In our narrative, we defend our individual rights and liberties against corporate encroachment just as fiercely as we defend them against government overreach.
In our narrative, judicial restraint actually means something – for starters, how about ruling only on the case you’re presented?
In our narrative, even if those big bronze doors have to remain closed for security reasons, the door to our legal system should be open to everyone, because what happens in our legal system matters to everyone.
I see the following scenario: a weak stimulus plan, perhaps even weaker than what we’re talking about now, is crafted to win those extra GOP votes. The plan limits the rise in unemployment, but things are still pretty bad, with the rate peaking at something like 9 percent and coming down only slowly. And then Mitch McConnell says “See, government spending doesn’t work.”
I always sensed there was something undemocratic and anti-due-process about the No Fly List. But I didn't realize it was quite this bad: A U.S. citizen who gets put on the List while he's overseas can't fly home, even under guard. So Yahya Wehelie, who was born and raised in Virginia and has not been formally accused of any crime, is stuck in Cairo until … until when exactly?
After he was arrested for marijuana possession in the US in 2008, Wehelie's Somali-immigrant parents sent him to Yemen to learn some good Islamic values, pick up a little Arabic, and maybe find a wife they could approve of. Now they just wish he could come home. “I’m not even a religious person,” Wehelie says, “I hate Al Qaeda.”
From yesterday's NYT: Fannie Mae and Freddie Mac wound up holding a lot of the mortgages nobody can pay, and the federal government wound up with Fannie and Freddie. So the taxpayers now own 160,000 houses — that's the current inventory, not the total number foreclosed — and the cost of unwinding the whole mess is estimated at $389 billion.
“Your manager would say, ‘Let me see your cold-call list. I want you to concentrate on these ZIP codes,’ and you knew those were African-American neighborhoods,” she recalled. “We were told, ‘Oh, they aren’t so savvy.’ ”

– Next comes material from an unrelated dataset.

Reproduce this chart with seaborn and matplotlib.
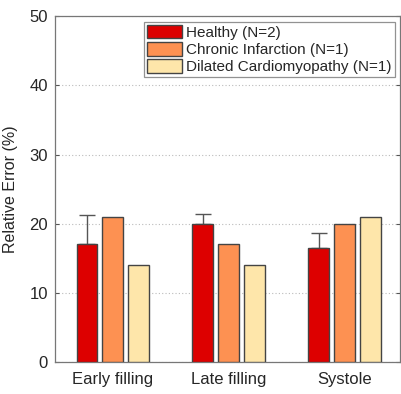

She described tricks of the trade, several of dubious legality. She said supervisors had told employees to white out incomes on loan applications and substitute higher numbers. Agents went “fishing” for customers, mailing live checks to leads. When a homeowner deposited the check, it became a high-interest loan, with a rate of 20 to 29 percent. Then bank agents tried to talk the customer into refinancing, using the house as collateral.
Drat on Chris Kelly for spoiling Glenn Beck's new novel. Apparently, Glenn took somebody else's bad novel and did a liberal/conservative flip on it. The original author gets a thank-you.

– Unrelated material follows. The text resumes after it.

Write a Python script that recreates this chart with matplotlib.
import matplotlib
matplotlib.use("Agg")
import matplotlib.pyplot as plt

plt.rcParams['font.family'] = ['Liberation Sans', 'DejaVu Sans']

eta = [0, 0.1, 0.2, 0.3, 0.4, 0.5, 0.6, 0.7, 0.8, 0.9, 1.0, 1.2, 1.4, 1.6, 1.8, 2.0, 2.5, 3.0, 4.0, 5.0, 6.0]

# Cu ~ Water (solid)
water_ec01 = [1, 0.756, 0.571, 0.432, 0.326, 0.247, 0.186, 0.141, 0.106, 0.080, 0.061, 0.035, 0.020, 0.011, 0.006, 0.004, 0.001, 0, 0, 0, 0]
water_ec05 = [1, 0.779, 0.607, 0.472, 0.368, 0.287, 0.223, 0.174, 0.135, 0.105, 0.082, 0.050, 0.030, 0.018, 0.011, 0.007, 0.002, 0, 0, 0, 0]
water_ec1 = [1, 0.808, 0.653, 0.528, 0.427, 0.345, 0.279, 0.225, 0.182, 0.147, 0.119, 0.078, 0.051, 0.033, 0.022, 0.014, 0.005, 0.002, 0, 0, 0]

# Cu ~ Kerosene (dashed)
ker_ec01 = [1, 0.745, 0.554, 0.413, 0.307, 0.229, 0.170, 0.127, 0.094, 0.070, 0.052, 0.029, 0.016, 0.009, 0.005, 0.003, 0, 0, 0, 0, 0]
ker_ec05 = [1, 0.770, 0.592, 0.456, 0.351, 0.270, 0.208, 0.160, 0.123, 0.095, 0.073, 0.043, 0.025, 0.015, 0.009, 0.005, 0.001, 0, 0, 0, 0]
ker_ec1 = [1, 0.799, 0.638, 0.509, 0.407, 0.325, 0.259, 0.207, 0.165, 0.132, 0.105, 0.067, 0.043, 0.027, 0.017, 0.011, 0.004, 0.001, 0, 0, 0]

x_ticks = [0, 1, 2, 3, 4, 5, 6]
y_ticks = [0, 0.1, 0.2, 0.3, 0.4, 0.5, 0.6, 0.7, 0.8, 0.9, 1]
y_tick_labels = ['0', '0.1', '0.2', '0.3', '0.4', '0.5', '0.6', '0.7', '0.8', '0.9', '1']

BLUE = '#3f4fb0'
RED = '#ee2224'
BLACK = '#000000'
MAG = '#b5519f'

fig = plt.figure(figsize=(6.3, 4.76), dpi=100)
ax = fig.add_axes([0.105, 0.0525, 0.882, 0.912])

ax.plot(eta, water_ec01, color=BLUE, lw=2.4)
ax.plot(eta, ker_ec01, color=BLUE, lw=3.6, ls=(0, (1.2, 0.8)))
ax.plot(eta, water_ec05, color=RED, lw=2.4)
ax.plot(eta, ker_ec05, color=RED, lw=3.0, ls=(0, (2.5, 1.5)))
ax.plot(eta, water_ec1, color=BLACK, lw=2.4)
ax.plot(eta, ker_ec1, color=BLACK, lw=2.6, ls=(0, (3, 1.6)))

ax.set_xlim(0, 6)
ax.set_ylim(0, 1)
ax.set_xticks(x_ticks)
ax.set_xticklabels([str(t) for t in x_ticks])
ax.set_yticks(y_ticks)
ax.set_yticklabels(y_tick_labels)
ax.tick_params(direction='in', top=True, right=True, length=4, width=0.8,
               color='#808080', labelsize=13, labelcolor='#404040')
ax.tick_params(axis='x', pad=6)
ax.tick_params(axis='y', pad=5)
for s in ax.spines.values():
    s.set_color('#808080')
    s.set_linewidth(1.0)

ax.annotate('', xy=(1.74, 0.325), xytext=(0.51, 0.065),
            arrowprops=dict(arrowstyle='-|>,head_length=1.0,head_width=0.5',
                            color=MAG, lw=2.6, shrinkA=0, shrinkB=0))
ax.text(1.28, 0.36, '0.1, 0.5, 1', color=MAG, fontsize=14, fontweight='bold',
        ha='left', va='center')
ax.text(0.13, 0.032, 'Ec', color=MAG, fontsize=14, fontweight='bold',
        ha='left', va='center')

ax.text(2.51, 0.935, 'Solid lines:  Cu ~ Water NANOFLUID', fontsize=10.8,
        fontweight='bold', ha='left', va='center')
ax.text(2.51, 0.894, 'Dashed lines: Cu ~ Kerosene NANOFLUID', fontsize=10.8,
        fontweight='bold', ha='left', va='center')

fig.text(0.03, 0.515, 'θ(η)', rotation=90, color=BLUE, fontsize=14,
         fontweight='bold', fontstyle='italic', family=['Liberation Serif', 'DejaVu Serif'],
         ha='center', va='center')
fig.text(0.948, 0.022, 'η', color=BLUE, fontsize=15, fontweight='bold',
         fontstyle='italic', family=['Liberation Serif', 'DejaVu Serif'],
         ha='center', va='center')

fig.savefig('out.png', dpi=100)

Carefully cropped and mis-captioned photos, spliced-together audio tapes … Adam Greenhouse and Nora Barrows-Friedman report on “Israel's campaign to spin the attack, distort the facts and quell an outraged public” after the Gaza flotilla raid. Meanwhile, the global attention is causing Israel to loosen the most obviously non-military restrictions on Gaza imports.
The US discussion of Gaza and the Middle East in general includes very few Palestinian voices. Here's a Chicago Public Radio interview with Columbia professor Rashid Khalidi.

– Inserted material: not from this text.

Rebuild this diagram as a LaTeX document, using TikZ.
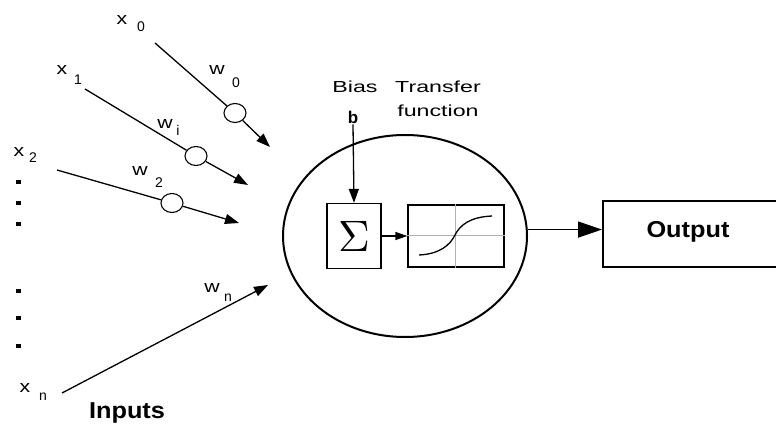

My article last week on the demise of the Big 12 Conference was premature. The next day Texas worked out a deal that made it more profitable to stay than to move to the Pac 10, so the ten-team Big 12 will go forward. If smaller Big-12 schools like Kansas and Iowa State ever wondered who was in charge, they know now.
An anonymous tea-party consultant tells his story in Playboy. And an Indiana Democrat concludes this from watching a local Tea Party meeting:
I came away with the conviction that this group was ignorant, annoying, and clueless, but not, ultimately, a threat to democracy, mainstream politics, or the Geek Squad.
Digby recalls the “Wanted for Treason” poster of JFK that was passed out in Dallas just before the assassination. Just change the photos, and it would look completely up-to-date.
You know who's in the Right's crosshairs now? The Girl Scouts.